WHAT TO DO> Skip all pictures, then copy the lines from the start of the data through the line with "(0,0) rectangle (4.5,1232);", keeping both ends.

* Begin EXTRACTED ENTRIES *

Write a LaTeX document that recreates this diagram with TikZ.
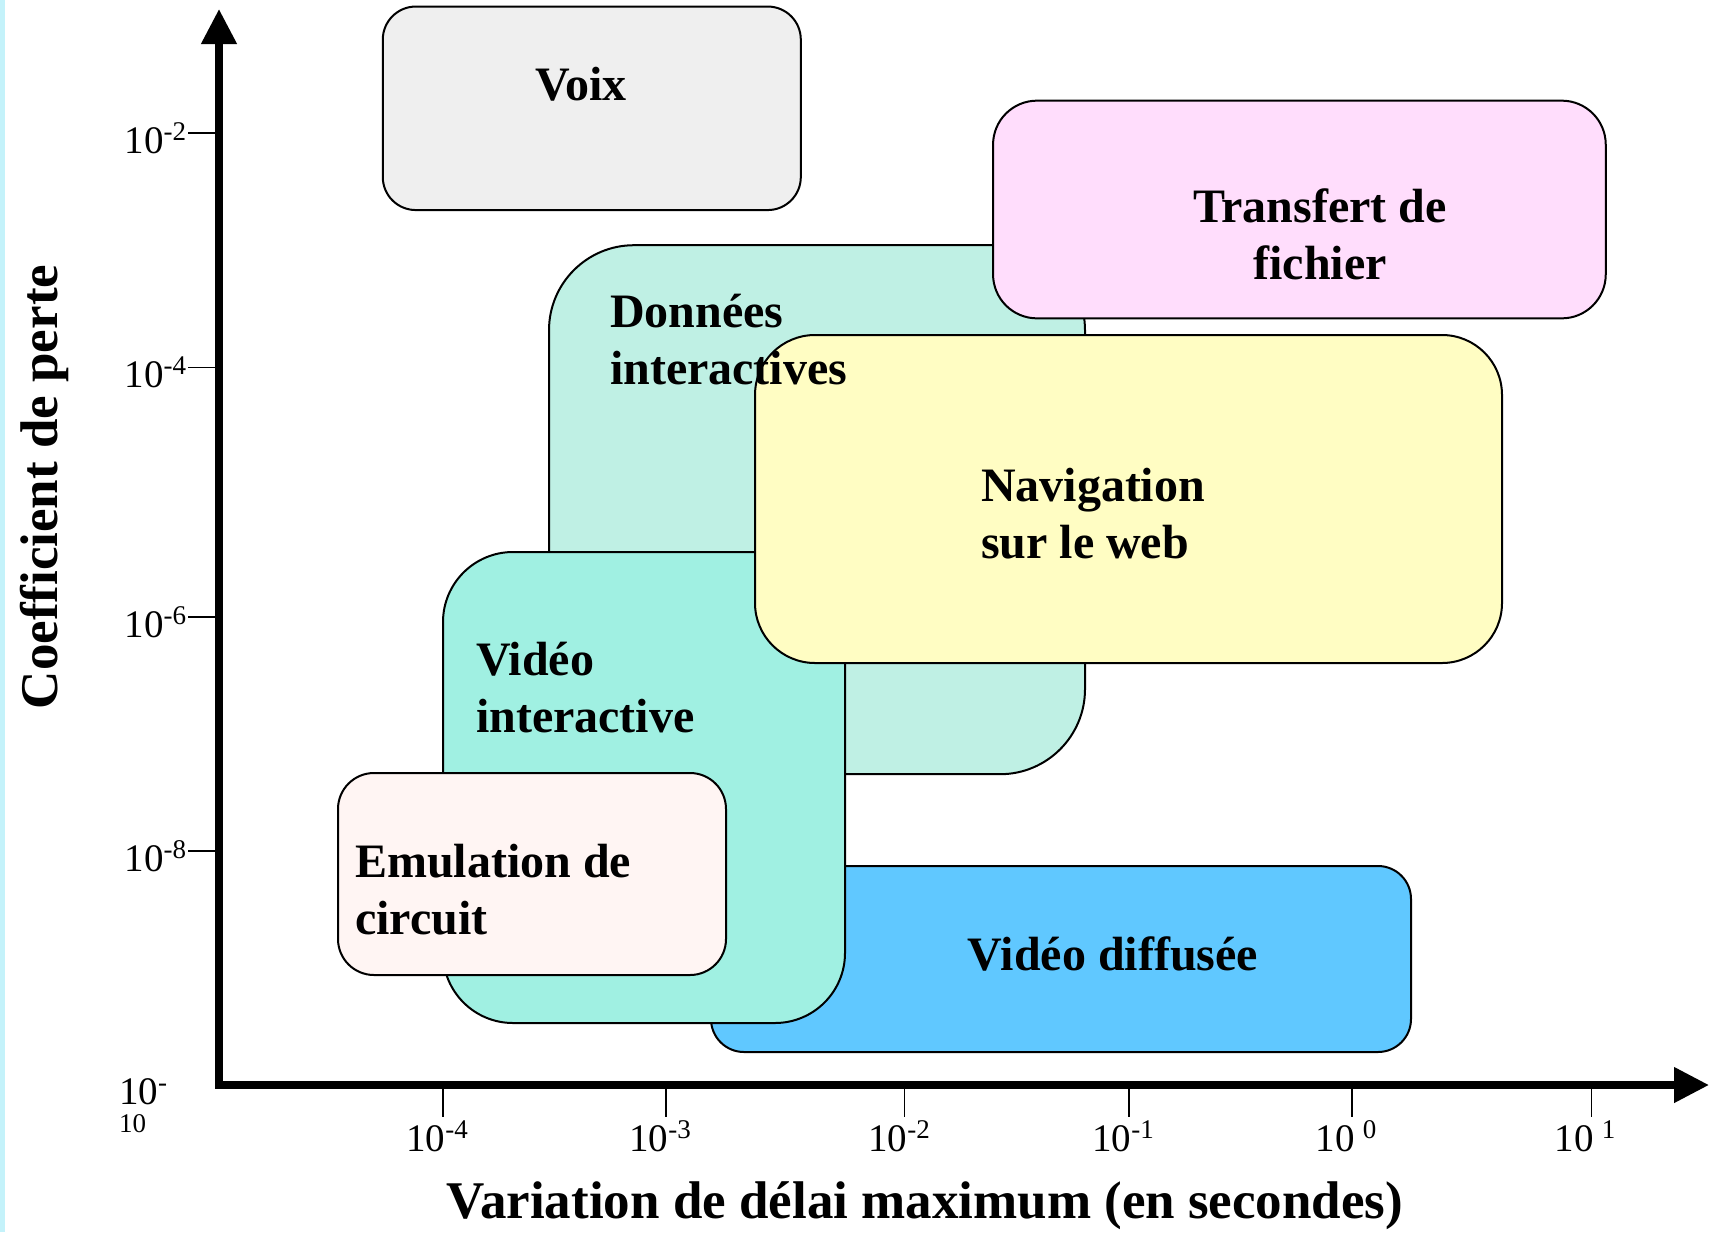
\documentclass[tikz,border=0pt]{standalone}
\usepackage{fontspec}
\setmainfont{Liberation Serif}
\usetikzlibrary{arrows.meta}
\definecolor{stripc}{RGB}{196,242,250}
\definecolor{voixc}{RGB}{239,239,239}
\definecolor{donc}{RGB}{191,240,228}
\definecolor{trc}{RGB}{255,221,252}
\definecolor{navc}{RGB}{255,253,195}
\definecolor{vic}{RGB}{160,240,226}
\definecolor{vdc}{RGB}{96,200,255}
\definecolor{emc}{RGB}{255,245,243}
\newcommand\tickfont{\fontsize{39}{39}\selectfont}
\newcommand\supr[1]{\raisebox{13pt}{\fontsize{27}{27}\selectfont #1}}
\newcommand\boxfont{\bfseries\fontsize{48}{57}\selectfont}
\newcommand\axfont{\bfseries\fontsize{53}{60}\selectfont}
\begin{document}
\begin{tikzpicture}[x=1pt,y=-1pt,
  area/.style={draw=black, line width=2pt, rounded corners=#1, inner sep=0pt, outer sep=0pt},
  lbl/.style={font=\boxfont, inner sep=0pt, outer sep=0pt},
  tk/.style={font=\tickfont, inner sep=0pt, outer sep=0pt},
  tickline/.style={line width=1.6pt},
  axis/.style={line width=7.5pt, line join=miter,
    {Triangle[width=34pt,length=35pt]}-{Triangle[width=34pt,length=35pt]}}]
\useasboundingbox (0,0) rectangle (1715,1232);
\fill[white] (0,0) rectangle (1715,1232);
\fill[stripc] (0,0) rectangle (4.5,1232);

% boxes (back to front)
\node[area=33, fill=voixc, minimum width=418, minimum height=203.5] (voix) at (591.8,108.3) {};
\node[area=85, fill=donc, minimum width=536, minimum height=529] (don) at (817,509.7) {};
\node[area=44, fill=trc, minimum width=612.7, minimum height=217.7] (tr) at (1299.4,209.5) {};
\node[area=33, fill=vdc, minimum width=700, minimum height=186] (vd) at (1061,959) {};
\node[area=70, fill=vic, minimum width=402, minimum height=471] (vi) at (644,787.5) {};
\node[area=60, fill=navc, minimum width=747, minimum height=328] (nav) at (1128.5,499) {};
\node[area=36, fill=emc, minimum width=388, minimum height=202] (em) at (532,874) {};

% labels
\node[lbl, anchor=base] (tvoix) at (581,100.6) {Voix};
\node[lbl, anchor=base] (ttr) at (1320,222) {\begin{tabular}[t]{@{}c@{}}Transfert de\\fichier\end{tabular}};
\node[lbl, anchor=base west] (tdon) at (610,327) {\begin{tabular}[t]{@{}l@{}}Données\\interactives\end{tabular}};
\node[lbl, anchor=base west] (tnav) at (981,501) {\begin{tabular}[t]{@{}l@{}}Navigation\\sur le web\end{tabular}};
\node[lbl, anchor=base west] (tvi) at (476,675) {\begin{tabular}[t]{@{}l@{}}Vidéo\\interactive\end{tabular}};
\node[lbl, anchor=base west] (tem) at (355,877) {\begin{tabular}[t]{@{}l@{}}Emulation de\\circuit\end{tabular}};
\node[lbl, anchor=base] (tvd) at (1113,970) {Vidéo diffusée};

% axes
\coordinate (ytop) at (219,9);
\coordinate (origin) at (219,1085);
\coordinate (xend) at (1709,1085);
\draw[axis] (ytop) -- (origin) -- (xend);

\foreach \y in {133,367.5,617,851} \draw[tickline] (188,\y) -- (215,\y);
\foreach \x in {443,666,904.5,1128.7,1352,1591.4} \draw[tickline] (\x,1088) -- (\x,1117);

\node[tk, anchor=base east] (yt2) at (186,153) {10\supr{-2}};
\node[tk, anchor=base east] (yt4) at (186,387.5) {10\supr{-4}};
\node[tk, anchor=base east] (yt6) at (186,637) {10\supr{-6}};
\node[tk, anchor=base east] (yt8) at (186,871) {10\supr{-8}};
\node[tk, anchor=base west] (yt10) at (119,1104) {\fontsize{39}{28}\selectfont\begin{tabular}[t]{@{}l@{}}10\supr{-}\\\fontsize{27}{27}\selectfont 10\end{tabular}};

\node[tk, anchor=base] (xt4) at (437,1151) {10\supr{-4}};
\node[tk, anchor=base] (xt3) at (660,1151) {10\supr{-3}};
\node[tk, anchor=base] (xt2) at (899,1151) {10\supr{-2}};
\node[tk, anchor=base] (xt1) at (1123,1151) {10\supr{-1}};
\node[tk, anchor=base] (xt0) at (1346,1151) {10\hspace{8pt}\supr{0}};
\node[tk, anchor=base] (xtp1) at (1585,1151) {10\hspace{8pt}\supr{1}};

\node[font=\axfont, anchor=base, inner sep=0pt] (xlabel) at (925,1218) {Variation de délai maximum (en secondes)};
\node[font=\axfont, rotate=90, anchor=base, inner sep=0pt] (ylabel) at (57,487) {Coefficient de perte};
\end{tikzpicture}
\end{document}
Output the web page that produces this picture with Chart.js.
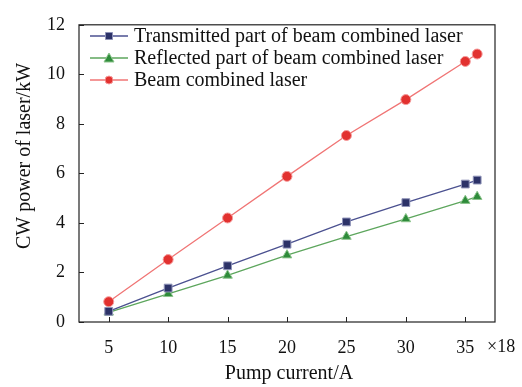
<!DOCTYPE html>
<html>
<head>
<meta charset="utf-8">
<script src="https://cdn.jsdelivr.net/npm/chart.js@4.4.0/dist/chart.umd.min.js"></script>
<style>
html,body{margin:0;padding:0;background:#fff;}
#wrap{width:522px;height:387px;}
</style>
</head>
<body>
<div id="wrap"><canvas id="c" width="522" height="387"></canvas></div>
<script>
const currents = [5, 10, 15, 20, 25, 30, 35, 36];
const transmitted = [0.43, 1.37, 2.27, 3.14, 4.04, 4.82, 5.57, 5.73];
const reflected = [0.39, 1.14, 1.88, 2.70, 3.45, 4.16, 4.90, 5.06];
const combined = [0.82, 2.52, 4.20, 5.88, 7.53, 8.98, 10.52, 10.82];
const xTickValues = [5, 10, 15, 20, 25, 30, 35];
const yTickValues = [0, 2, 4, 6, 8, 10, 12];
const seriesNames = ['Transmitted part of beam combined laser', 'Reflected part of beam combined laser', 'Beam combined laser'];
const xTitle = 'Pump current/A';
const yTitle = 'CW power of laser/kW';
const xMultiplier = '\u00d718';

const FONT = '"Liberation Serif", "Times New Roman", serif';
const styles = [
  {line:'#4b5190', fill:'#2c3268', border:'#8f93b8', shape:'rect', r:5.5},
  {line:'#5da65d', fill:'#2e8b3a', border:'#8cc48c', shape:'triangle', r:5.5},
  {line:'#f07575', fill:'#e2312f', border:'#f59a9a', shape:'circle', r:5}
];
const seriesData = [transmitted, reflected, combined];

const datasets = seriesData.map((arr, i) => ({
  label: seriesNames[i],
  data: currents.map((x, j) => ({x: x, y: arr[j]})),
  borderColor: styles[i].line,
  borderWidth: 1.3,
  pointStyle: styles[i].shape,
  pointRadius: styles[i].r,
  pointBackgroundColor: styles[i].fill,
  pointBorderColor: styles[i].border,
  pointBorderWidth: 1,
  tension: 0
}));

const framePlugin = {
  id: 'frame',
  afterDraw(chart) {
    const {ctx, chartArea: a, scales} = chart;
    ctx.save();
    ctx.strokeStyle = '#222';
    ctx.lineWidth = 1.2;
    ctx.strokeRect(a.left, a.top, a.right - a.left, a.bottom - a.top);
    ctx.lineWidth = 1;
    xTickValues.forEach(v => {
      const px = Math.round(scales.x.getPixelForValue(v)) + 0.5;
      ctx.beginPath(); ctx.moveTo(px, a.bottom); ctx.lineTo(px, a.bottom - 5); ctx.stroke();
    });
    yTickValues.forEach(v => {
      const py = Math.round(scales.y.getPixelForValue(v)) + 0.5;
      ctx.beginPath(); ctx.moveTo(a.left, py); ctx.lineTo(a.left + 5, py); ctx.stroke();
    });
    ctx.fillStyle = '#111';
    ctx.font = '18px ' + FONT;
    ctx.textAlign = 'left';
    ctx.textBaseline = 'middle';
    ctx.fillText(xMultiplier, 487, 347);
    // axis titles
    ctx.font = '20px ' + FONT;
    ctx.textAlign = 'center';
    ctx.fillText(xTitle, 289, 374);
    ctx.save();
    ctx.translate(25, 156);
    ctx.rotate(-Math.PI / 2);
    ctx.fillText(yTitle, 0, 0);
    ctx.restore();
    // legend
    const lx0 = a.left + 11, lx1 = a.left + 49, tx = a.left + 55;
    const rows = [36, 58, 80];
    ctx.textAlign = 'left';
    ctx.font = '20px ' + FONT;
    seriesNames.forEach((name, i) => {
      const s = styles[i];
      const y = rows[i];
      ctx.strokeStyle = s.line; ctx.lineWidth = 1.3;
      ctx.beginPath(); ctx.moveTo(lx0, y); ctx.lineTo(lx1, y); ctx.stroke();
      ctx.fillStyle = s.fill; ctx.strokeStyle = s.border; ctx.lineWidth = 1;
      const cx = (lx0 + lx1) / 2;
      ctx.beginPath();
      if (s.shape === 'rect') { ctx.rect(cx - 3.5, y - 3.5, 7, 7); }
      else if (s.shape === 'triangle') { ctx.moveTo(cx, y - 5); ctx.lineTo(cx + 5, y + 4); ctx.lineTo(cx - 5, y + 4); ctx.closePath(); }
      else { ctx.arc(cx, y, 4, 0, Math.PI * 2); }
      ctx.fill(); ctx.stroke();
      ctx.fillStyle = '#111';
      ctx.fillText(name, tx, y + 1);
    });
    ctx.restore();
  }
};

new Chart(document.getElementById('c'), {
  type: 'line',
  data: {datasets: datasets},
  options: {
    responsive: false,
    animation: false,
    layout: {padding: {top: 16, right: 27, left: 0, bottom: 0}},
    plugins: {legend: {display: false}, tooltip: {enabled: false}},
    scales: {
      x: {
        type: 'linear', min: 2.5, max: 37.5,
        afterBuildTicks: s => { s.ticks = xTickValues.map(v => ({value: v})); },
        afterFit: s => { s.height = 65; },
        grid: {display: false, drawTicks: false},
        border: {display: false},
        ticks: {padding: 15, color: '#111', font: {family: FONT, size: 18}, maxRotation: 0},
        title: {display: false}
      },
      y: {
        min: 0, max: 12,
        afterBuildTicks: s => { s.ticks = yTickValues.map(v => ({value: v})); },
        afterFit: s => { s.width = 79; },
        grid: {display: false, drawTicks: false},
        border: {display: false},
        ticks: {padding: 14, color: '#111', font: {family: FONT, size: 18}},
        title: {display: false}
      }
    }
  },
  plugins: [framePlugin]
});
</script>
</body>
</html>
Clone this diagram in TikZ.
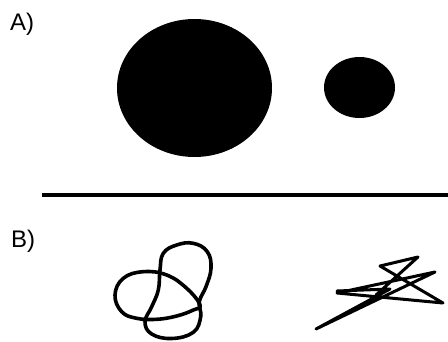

* End EXTRACTED ENTRIES *

COMPLETE ANSWER>
Write a LaTeX document that recreates this diagram with TikZ.
\documentclass[tikz,border=0pt]{standalone}
\usepackage{fontspec}
\setmainfont{Liberation Serif}
\usetikzlibrary{arrows.meta}
\definecolor{stripc}{RGB}{196,242,250}
\definecolor{voixc}{RGB}{239,239,239}
\definecolor{donc}{RGB}{191,240,228}
\definecolor{trc}{RGB}{255,221,252}
\definecolor{navc}{RGB}{255,253,195}
\definecolor{vic}{RGB}{160,240,226}
\definecolor{vdc}{RGB}{96,200,255}
\definecolor{emc}{RGB}{255,245,243}
\newcommand\tickfont{\fontsize{39}{39}\selectfont}
\newcommand\supr[1]{\raisebox{13pt}{\fontsize{27}{27}\selectfont #1}}
\newcommand\boxfont{\bfseries\fontsize{48}{57}\selectfont}
\newcommand\axfont{\bfseries\fontsize{53}{60}\selectfont}
\begin{document}
\begin{tikzpicture}[x=1pt,y=-1pt,
  area/.style={draw=black, line width=2pt, rounded corners=#1, inner sep=0pt, outer sep=0pt},
  lbl/.style={font=\boxfont, inner sep=0pt, outer sep=0pt},
  tk/.style={font=\tickfont, inner sep=0pt, outer sep=0pt},
  tickline/.style={line width=1.6pt},
  axis/.style={line width=7.5pt, line join=miter,
    {Triangle[width=34pt,length=35pt]}-{Triangle[width=34pt,length=35pt]}}]
\useasboundingbox (0,0) rectangle (1715,1232);
\fill[white] (0,0) rectangle (1715,1232);
\fill[stripc] (0,0) rectangle (4.5,1232);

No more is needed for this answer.